I have been using mine for several months and it's a godsend. My North
American office pays about 10 cents a page (for the fax call) to send their
faxes quickly and reliably to my email inbox. I receive them as email
attachments that I can view, save, and print in the free efax viewer.
There is no catch, by the way. This is efax's freebie to publicize their
pay-for enhanced personal and corporate services. All you do is visit http://www.efax.com/
, sign up for your fax number, and download the efax viewer, which is quite
modest in size.
Tropical Fax 2: Email to Fax Service
You can also SEND faxes by email through the Internet ("email to
fax"). At the receiving end the result is the
same, which is that your fax comes out of the fax machine.
Here's why you might
want to do this, and how to get started.
The "why" is less cost and more convenience:
- Email-to-fax is cheaper than fax-to-fax for all international
faxes and some domestic faxes.
- Email-to-fax is more convenient for faxes
prepared on your computer, because you don't have to print a hard copy and then
babysit your fax machine while it tries to send it.
The "how" is to sign up with efax.com or htnet.net [no
longer online]. There are of
course other email-to-fax services but these are the best I've found so far.
Both efax.com and htnet.net rates are very competitive.
Efax.com's system has the advantage of being very slick (thank you alpha geek
Brent Berry for this info). It's integrated with MS-Office such that you can
send faxes right from inside MS-Word (no need to switch over to your email
program). The downside, for those who fax infrequently, is that efax.com posts a
minimum charge to your credit card every month, for as long as you have an
efax.com email-to-fax account, whether you sent any faxes that month or not.

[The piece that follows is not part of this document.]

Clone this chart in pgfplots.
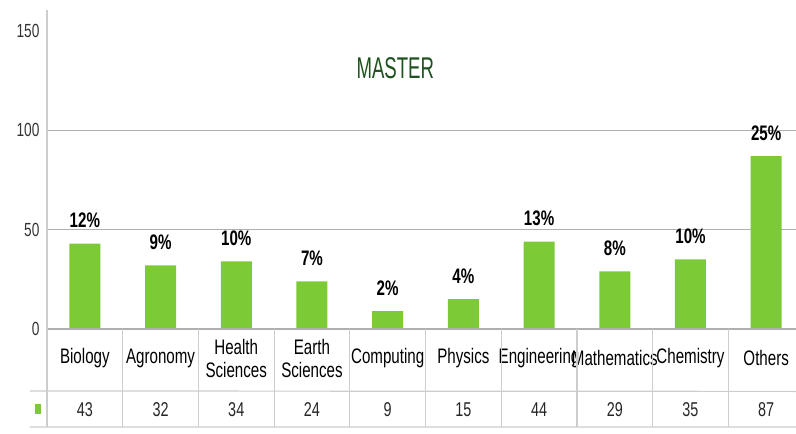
\documentclass[border=0pt]{standalone}
\usepackage{fontspec}
\setmainfont{Liberation Sans}[FakeStretch=0.72]
\newfontfamily\titlefont{Liberation Sans}[FakeStretch=0.62]
\usepackage{pgfplots}
\usepackage{pgfplotstable}
\pgfplotsset{compat=1.18}
\definecolor{barGreen}{RGB}{125,202,55}
\definecolor{titleGreen}{RGB}{30,82,30}
\definecolor{gridGray}{RGB}{175,175,175}
\definecolor{tabGray}{RGB}{205,205,205}

\pgfplotstableread{
x val pct
0 43 12
1 32 9
2 34 10
3 24 7
4 9 2
5 15 4
6 44 13
7 29 8
8 35 10
9 87 25
}\master

\begin{document}
\begin{tikzpicture}
\begin{axis}[
  scale only axis, width=749pt, height=298pt,
  xmin=-0.5, xmax=9.394, ymin=0, ymax=150,
  clip=false,
  axis line style={draw=none},
  major tick length=0pt,
  ytick={0,50,100}, extra y ticks={150}, extra y tick style={grid=none},
  ymajorgrids, grid style={gridGray, line width=1.6pt},
  yticklabel style={font=\fontsize{19}{19}\selectfont, text=black!80, xshift=-4pt},
  /pgf/number format/assume math mode=true,
  xtick={0,...,9},
  xticklabels={Biology, Agronomy, {Health\\Sciences}, {Earth\\Sciences}, Computing, Physics, Engineering, Mathematics, Chemistry, Others},
  xticklabel style={font=\fontsize{21}{23}\selectfont, align=center, anchor=center, yshift=-29pt, text=black},
  extra x ticks={0,...,9},
  extra x tick labels={43,32,34,24,9,15,44,29,35,87},
  extra x tick style={xticklabel style={font=\fontsize{20}{20}\selectfont, yshift=-51.5pt, text=black!85}},
  ybar, bar width=31pt,
]
\addplot[ybar, fill=barGreen, draw=none,
  nodes near coords={\pgfplotspointmeta\%},
  point meta=explicit symbolic,
  nodes near coords style={font=\bfseries\fontsize{21}{21}\selectfont, text=black, yshift=12pt}]
  table[x=x, y=val, meta=pct]{\master};
\draw[gridGray, line width=1.6pt] (axis cs:-0.5,0) -- (rel axis cs:1,0);
\draw[tabGray, line width=1.2pt] (axis cs:-0.5,160.5) -- (axis cs:-0.5,-49.3);
\draw[tabGray, line width=1.2pt] (axis cs:-0.725,-31.2) -- (rel axis cs:1,-0.2094);
\draw[tabGray, line width=1.2pt] (axis cs:-0.725,-49.3) -- (rel axis cs:1,-0.3287);
\pgfplotsinvokeforeach{0.5,1.5,2.5,3.5,4.5,5.5,6.5,7.5,8.5}{
  \draw[tabGray, line width=1.2pt] (axis cs:#1,0) -- (axis cs:#1,-49.3);
}
\node[fill=barGreen, inner sep=0pt, minimum width=6pt, minimum height=10pt] at (axis cs:-0.619,-40.5) {};
\node[text=titleGreen, font=\titlefont\fontsize{30}{30}\selectfont] at (rel axis cs:0.465,0.876) {MASTER};
\coordinate (bbsw) at (axis cs:-0.5,0);
\coordinate (bbne) at (rel axis cs:1,1);
\end{axis}
\pgfresetboundingbox
\path[use as bounding box] ([shift={(-47pt,-104pt)}]bbsw) rectangle ([shift={(0pt,31pt)}]bbne);
\end{tikzpicture}
\end{document}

Visit http://www.efax.com/ to sign up.
NB: Call me a nervous puppy, but I still NEVER email-to-fax or
fax-to-email files with my (scanned) signature. Unless PGP or other encryption
is used, every email, including email-to-fax and fax-to-email, crosses the Internet in the
clear and can be eavesdropped "on the fly" during
transmission, OR read later from any uncleared disk cache of computers along
the transmission chain that is hacked into. (No no no … human hackers don't
sit there and numb their brains reading masses of unsorted email hoping to find
something useful. Agent software is used to scan for goodies like credit
card numbers and fax files with signatures.)

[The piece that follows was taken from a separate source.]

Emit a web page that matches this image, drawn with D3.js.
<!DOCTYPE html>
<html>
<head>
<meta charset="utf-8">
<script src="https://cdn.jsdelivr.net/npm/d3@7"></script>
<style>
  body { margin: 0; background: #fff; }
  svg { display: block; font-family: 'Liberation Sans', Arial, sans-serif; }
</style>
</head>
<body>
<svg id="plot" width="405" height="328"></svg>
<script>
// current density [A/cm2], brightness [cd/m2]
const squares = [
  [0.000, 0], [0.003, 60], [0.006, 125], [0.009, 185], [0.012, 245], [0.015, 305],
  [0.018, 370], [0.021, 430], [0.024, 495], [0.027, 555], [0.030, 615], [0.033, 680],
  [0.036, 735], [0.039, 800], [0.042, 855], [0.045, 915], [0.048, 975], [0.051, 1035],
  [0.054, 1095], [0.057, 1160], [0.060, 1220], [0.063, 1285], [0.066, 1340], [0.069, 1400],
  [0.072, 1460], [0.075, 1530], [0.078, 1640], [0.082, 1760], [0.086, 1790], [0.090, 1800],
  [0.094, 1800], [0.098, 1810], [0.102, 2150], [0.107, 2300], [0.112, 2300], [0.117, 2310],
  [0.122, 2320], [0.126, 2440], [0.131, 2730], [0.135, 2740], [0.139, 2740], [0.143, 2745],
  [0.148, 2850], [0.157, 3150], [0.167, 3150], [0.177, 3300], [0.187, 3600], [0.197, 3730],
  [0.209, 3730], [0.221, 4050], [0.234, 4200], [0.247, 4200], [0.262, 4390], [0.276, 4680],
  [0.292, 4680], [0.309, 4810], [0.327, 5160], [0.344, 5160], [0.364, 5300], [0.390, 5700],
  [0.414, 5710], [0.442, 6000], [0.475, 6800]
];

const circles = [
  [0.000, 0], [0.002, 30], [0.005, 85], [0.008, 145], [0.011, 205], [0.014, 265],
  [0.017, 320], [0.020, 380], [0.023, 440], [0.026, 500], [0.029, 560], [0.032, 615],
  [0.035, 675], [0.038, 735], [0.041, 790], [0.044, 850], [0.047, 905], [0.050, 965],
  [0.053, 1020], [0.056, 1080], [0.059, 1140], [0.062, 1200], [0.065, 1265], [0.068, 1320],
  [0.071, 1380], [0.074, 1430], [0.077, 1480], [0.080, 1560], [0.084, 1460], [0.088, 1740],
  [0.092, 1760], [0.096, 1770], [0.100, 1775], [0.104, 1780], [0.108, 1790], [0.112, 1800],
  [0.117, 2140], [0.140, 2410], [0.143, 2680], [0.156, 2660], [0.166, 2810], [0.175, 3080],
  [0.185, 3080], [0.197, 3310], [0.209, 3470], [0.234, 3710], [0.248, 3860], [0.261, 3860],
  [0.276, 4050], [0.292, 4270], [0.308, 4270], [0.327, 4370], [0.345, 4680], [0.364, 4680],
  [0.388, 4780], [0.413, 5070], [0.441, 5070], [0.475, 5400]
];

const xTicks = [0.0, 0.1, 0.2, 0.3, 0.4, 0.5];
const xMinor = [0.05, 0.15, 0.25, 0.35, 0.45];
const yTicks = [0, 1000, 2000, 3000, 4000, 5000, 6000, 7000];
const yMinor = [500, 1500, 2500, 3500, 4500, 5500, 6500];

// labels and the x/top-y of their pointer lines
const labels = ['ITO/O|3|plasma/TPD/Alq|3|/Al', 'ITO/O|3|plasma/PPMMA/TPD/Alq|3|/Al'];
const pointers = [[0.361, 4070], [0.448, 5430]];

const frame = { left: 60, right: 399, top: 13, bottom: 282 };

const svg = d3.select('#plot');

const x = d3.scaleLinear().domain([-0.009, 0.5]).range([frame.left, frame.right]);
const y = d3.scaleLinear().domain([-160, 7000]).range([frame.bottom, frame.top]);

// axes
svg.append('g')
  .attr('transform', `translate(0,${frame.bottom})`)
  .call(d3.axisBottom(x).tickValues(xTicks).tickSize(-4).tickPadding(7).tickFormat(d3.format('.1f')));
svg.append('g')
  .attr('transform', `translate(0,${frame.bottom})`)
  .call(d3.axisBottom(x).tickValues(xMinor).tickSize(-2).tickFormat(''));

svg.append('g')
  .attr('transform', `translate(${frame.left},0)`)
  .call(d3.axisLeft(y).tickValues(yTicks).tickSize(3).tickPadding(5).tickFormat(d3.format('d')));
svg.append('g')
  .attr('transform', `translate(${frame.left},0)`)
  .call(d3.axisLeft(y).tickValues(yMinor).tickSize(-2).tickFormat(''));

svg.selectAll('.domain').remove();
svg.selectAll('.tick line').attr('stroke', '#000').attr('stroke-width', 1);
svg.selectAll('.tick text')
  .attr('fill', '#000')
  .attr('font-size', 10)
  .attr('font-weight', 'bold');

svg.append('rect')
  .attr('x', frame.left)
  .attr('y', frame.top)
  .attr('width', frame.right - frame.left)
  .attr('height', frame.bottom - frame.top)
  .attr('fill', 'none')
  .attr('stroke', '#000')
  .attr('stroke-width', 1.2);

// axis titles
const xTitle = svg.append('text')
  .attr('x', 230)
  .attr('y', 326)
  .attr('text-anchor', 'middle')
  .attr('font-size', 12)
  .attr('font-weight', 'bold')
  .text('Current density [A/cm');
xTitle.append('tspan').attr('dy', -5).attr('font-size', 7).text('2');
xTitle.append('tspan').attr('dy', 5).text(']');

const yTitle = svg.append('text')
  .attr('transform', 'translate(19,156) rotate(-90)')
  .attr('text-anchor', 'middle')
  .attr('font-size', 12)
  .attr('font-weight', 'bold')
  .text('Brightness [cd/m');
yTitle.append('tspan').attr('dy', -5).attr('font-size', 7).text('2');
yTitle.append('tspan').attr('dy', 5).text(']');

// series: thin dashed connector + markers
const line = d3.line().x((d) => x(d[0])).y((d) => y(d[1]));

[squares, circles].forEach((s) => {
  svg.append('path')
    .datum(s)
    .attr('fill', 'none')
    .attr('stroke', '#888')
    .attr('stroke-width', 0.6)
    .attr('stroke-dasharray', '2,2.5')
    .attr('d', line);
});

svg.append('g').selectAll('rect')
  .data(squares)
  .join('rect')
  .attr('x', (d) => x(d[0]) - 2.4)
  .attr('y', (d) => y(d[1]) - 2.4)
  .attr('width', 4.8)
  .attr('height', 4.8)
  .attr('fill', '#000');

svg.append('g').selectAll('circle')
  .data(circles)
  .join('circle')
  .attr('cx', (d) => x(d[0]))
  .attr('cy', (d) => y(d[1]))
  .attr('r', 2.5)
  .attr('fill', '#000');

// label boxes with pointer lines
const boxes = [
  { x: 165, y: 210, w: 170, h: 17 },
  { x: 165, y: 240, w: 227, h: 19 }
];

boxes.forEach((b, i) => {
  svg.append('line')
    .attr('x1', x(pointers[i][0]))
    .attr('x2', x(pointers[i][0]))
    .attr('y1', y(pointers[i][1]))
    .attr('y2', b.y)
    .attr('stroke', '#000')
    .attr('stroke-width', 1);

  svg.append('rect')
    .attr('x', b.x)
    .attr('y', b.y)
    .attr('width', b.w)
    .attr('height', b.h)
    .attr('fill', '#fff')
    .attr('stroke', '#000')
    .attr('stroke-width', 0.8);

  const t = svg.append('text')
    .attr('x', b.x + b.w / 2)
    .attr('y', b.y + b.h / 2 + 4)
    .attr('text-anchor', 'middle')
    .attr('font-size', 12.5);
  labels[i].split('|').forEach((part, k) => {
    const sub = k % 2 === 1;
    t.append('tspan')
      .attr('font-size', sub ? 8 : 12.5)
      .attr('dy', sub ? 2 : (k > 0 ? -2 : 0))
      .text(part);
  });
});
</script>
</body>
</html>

How to Bangladesh- Proof Your Computer
Since I'm nerdier than many of you, and because I love you, and I KNOW
some of you are STILL having unprotected computing despite ILOVEYOU, Chernobyl,
power spikes,
and all the other bad things out there, can I just make a couple of motherly-nerdly
suggestions? This is what I am doing to protect myself, in order of priority:
- Get the grounding to earth checked at the power points BEFORE you plug in
any computer equipment.
- Always use a voltage regulator or uninterruptible power supply. In
Bangladesh this is basic. Keep in mind, however, that a voltage
regulator / UPS is designed to protect from "normal" line
noise. If the transformer on the street immediately outside your house
goes (BAM!), your computer is toast, VR/UPS or no .
- Run the highest level and most current virus checker software with
up-to-date virus datafiles. I use McAfee, which I bought and downloaded and
periodically update over the Net from http://www.mcafee.com. I don't think it matters which checker you
use. The point is to have a
virus checker installed; to update the engine and virus data files frequently
(weekly is good); and to keep it configured to
provide the highest level of protection.
- Write-protect the file normal.dot. This protects from MS-Word macro
viruses.
- Back up key files frequently (at least weekly … a week's work is a
lot to lose). Depending on how motivated, organized, nervous, or
computer-dependent you are, you may want to have additional sets of backups
for everything, or just for critical projects/software, going back
further than one week.
- Make a static back up of your whole hard disk every 3-12 months (or at
critical points like after upgrading your operating system or purchasing and
configuring a new computer). This can be to a second hard disk, Zip drives,
tape backup, or CD writer - yours or borrowed. If your own backup hardware
won't handle a full disk backup, phone a local
computer company to come in and do it for you.